Given request: Repeat the lines below exactly as they appear, but leave out the images.

Information shown:
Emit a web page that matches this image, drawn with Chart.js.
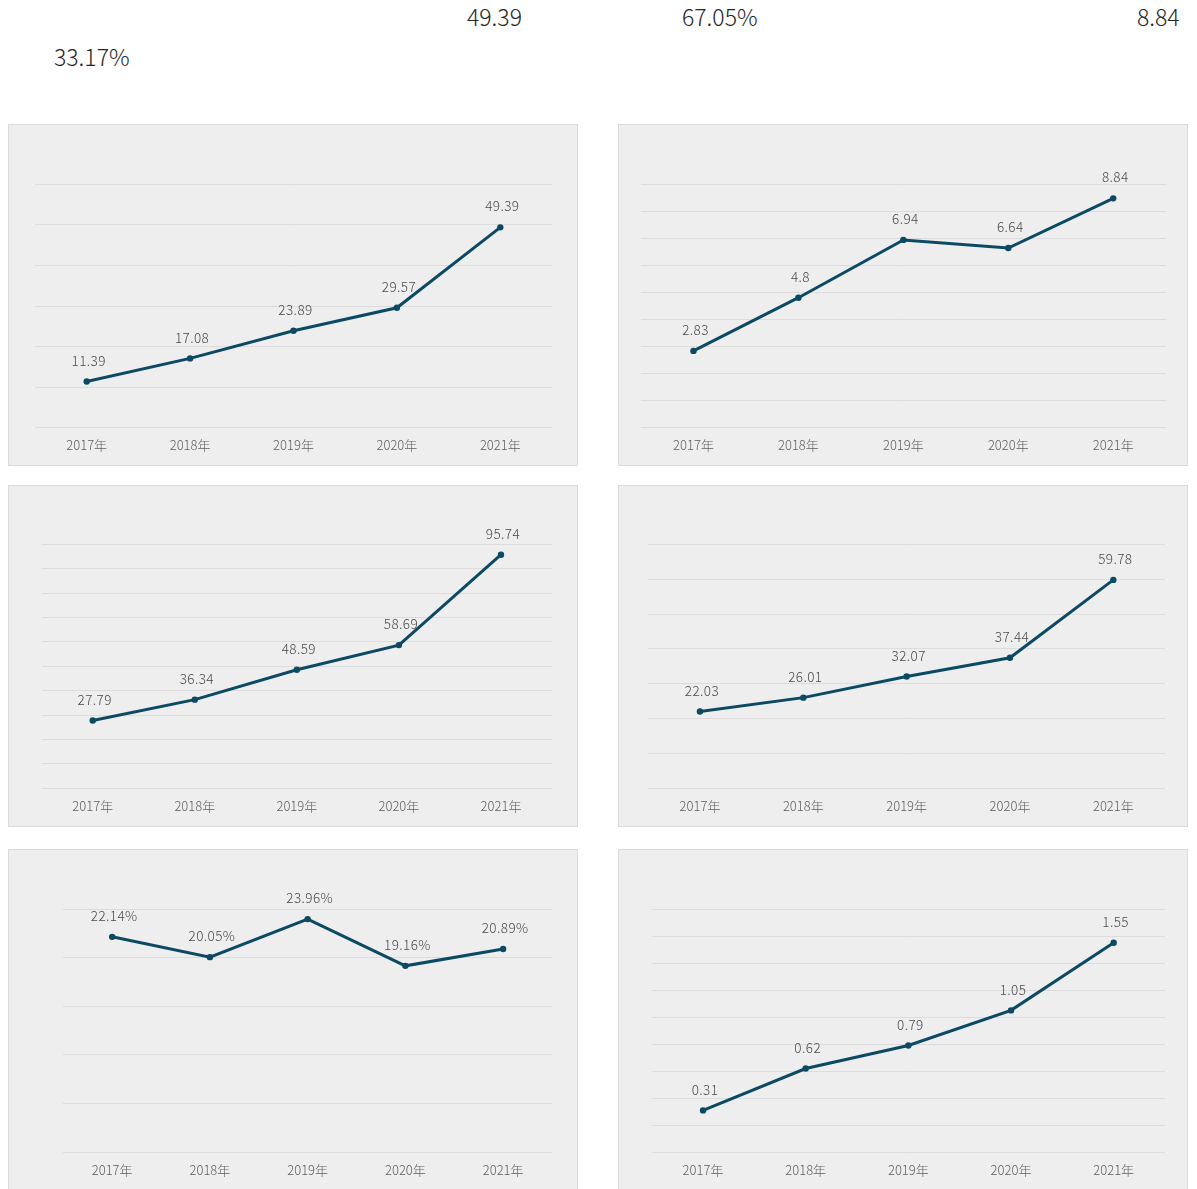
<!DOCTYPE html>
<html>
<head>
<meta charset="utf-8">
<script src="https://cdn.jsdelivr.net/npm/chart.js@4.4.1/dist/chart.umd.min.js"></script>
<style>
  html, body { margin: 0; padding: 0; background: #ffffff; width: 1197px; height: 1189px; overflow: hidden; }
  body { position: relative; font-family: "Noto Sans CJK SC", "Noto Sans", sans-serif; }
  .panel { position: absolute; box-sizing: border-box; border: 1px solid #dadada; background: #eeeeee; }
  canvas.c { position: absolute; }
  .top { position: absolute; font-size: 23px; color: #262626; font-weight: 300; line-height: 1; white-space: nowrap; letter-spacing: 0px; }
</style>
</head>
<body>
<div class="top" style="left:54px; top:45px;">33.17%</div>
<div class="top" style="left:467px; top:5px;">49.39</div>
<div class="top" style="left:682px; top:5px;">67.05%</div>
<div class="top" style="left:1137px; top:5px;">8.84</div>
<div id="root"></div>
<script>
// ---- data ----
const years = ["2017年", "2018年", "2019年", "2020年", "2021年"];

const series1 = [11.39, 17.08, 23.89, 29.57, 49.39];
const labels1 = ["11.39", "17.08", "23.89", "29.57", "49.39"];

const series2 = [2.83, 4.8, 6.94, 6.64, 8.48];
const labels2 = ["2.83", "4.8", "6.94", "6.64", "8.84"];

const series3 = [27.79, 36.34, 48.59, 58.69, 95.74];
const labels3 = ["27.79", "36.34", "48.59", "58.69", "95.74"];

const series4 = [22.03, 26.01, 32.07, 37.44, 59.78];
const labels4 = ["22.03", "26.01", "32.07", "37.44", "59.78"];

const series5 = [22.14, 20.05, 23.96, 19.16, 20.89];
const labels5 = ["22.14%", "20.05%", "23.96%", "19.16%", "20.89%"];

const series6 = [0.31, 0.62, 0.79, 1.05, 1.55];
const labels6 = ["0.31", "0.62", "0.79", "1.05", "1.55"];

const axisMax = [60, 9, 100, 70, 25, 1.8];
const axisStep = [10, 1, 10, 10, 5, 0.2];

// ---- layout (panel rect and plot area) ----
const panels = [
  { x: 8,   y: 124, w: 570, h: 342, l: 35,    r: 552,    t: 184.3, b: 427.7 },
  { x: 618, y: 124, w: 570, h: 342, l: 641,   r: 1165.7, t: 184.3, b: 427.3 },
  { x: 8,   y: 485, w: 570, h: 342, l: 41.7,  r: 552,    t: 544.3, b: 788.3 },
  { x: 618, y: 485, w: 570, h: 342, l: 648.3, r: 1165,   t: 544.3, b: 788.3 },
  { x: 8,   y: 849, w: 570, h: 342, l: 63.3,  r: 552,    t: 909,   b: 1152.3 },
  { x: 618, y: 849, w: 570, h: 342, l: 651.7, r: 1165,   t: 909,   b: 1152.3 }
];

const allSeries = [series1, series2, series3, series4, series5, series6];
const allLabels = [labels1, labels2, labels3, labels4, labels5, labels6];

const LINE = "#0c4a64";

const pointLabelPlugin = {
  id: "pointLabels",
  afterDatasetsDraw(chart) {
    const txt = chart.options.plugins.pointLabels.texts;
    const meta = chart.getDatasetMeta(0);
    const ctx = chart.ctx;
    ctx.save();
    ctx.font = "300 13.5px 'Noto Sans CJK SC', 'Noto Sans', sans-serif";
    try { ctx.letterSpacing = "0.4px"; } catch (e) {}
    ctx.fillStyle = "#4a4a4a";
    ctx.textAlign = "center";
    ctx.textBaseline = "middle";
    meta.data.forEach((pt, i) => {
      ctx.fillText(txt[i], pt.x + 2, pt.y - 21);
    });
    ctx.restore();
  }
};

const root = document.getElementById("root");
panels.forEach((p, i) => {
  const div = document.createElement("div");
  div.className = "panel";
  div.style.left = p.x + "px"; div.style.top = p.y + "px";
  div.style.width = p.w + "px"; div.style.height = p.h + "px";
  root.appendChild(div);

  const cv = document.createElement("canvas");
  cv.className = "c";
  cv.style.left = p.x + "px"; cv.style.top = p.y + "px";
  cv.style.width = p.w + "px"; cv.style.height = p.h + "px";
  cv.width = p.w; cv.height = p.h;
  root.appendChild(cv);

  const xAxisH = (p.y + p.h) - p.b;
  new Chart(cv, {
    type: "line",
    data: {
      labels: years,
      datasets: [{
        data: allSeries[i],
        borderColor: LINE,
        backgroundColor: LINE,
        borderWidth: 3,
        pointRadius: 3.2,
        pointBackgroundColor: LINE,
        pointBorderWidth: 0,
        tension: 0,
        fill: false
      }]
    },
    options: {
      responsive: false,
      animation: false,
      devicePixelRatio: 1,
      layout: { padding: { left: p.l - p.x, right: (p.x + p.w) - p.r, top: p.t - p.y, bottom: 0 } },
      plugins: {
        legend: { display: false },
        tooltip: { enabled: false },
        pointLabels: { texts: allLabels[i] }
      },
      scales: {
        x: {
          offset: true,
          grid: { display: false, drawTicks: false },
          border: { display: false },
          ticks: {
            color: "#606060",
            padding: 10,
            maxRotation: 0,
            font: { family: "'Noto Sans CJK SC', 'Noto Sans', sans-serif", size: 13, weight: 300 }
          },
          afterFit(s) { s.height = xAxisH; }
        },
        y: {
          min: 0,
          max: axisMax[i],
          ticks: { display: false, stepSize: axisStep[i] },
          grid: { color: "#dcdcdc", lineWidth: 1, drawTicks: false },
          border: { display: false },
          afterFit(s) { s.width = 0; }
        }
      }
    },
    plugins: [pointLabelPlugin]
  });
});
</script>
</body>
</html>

Response:
Emit a web page that matches this image, drawn with Chart.js.
<!DOCTYPE html>
<html>
<head>
<meta charset="utf-8">
<script src="https://cdn.jsdelivr.net/npm/chart.js@4.4.1/dist/chart.umd.min.js"></script>
<style>
  html, body { margin: 0; padding: 0; background: #ffffff; width: 1197px; height: 1189px; overflow: hidden; }
  body { position: relative; font-family: "Noto Sans CJK SC", "Noto Sans", sans-serif; }
  .panel { position: absolute; box-sizing: border-box; border: 1px solid #dadada; background: #eeeeee; }
  canvas.c { position: absolute; }
  .top { position: absolute; font-size: 23px; color: #262626; font-weight: 300; line-height: 1; white-space: nowrap; letter-spacing: 0px; }
</style>
</head>
<body>
<div class="top" style="left:54px; top:45px;">33.17%</div>
<div class="top" style="left:467px; top:5px;">49.39</div>
<div class="top" style="left:682px; top:5px;">67.05%</div>
<div class="top" style="left:1137px; top:5px;">8.84</div>
<div id="root"></div>
<script>
// ---- data ----
const years = ["2017年", "2018年", "2019年", "2020年", "2021年"];

const series1 = [11.39, 17.08, 23.89, 29.57, 49.39];
const labels1 = ["11.39", "17.08", "23.89", "29.57", "49.39"];

const series2 = [2.83, 4.8, 6.94, 6.64, 8.48];
const labels2 = ["2.83", "4.8", "6.94", "6.64", "8.84"];

const series3 = [27.79, 36.34, 48.59, 58.69, 95.74];
const labels3 = ["27.79", "36.34", "48.59", "58.69", "95.74"];

const series4 = [22.03, 26.01, 32.07, 37.44, 59.78];
const labels4 = ["22.03", "26.01", "32.07", "37.44", "59.78"];

const series5 = [22.14, 20.05, 23.96, 19.16, 20.89];
const labels5 = ["22.14%", "20.05%", "23.96%", "19.16%", "20.89%"];

const series6 = [0.31, 0.62, 0.79, 1.05, 1.55];
const labels6 = ["0.31", "0.62", "0.79", "1.05", "1.55"];

const axisMax = [60, 9, 100, 70, 25, 1.8];
const axisStep = [10, 1, 10, 10, 5, 0.2];

// ---- layout (panel rect and plot area) ----
const panels = [
  { x: 8,   y: 124, w: 570, h: 342, l: 35,    r: 552,    t: 184.3, b: 427.7 },
  { x: 618, y: 124, w: 570, h: 342, l: 641,   r: 1165.7, t: 184.3, b: 427.3 },
  { x: 8,   y: 485, w: 570, h: 342, l: 41.7,  r: 552,    t: 544.3, b: 788.3 },
  { x: 618, y: 485, w: 570, h: 342, l: 648.3, r: 1165,   t: 544.3, b: 788.3 },
  { x: 8,   y: 849, w: 570, h: 342, l: 63.3,  r: 552,    t: 909,   b: 1152.3 },
  { x: 618, y: 849, w: 570, h: 342, l: 651.7, r: 1165,   t: 909,   b: 1152.3 }
];

const allSeries = [series1, series2, series3, series4, series5, series6];
const allLabels = [labels1, labels2, labels3, labels4, labels5, labels6];

const LINE = "#0c4a64";

const pointLabelPlugin = {
  id: "pointLabels",
  afterDatasetsDraw(chart) {
    const txt = chart.options.plugins.pointLabels.texts;
    const meta = chart.getDatasetMeta(0);
    const ctx = chart.ctx;
    ctx.save();
    ctx.font = "300 13.5px 'Noto Sans CJK SC', 'Noto Sans', sans-serif";
    try { ctx.letterSpacing = "0.4px"; } catch (e) {}
    ctx.fillStyle = "#4a4a4a";
    ctx.textAlign = "center";
    ctx.textBaseline = "middle";
    meta.data.forEach((pt, i) => {
      ctx.fillText(txt[i], pt.x + 2, pt.y - 21);
    });
    ctx.restore();
  }
};

const root = document.getElementById("root");
panels.forEach((p, i) => {
  const div = document.createElement("div");
  div.className = "panel";
  div.style.left = p.x + "px"; div.style.top = p.y + "px";
  div.style.width = p.w + "px"; div.style.height = p.h + "px";
  root.appendChild(div);

  const cv = document.createElement("canvas");
  cv.className = "c";
  cv.style.left = p.x + "px"; cv.style.top = p.y + "px";
  cv.style.width = p.w + "px"; cv.style.height = p.h + "px";
  cv.width = p.w; cv.height = p.h;
  root.appendChild(cv);

  const xAxisH = (p.y + p.h) - p.b;
  new Chart(cv, {
    type: "line",
    data: {
      labels: years,
      datasets: [{
        data: allSeries[i],
        borderColor: LINE,
        backgroundColor: LINE,
        borderWidth: 3,
        pointRadius: 3.2,
        pointBackgroundColor: LINE,
        pointBorderWidth: 0,
        tension: 0,
        fill: false
      }]
    },
    options: {
      responsive: false,
      animation: false,
      devicePixelRatio: 1,
      layout: { padding: { left: p.l - p.x, right: (p.x + p.w) - p.r, top: p.t - p.y, bottom: 0 } },
      plugins: {
        legend: { display: false },
        tooltip: { enabled: false },
        pointLabels: { texts: allLabels[i] }
      },
      scales: {
        x: {
          offset: true,
          grid: { display: false, drawTicks: false },
          border: { display: false },
          ticks: {
            color: "#606060",
            padding: 10,
            maxRotation: 0,
            font: { family: "'Noto Sans CJK SC', 'Noto Sans', sans-serif", size: 13, weight: 300 }
          },
          afterFit(s) { s.height = xAxisH; }
        },
        y: {
          min: 0,
          max: axisMax[i],
          ticks: { display: false, stepSize: axisStep[i] },
          grid: { color: "#dcdcdc", lineWidth: 1, drawTicks: false },
          border: { display: false },
          afterFit(s) { s.width = 0; }
        }
      }
    },
    plugins: [pointLabelPlugin]
  });
});
</script>
</body>
</html>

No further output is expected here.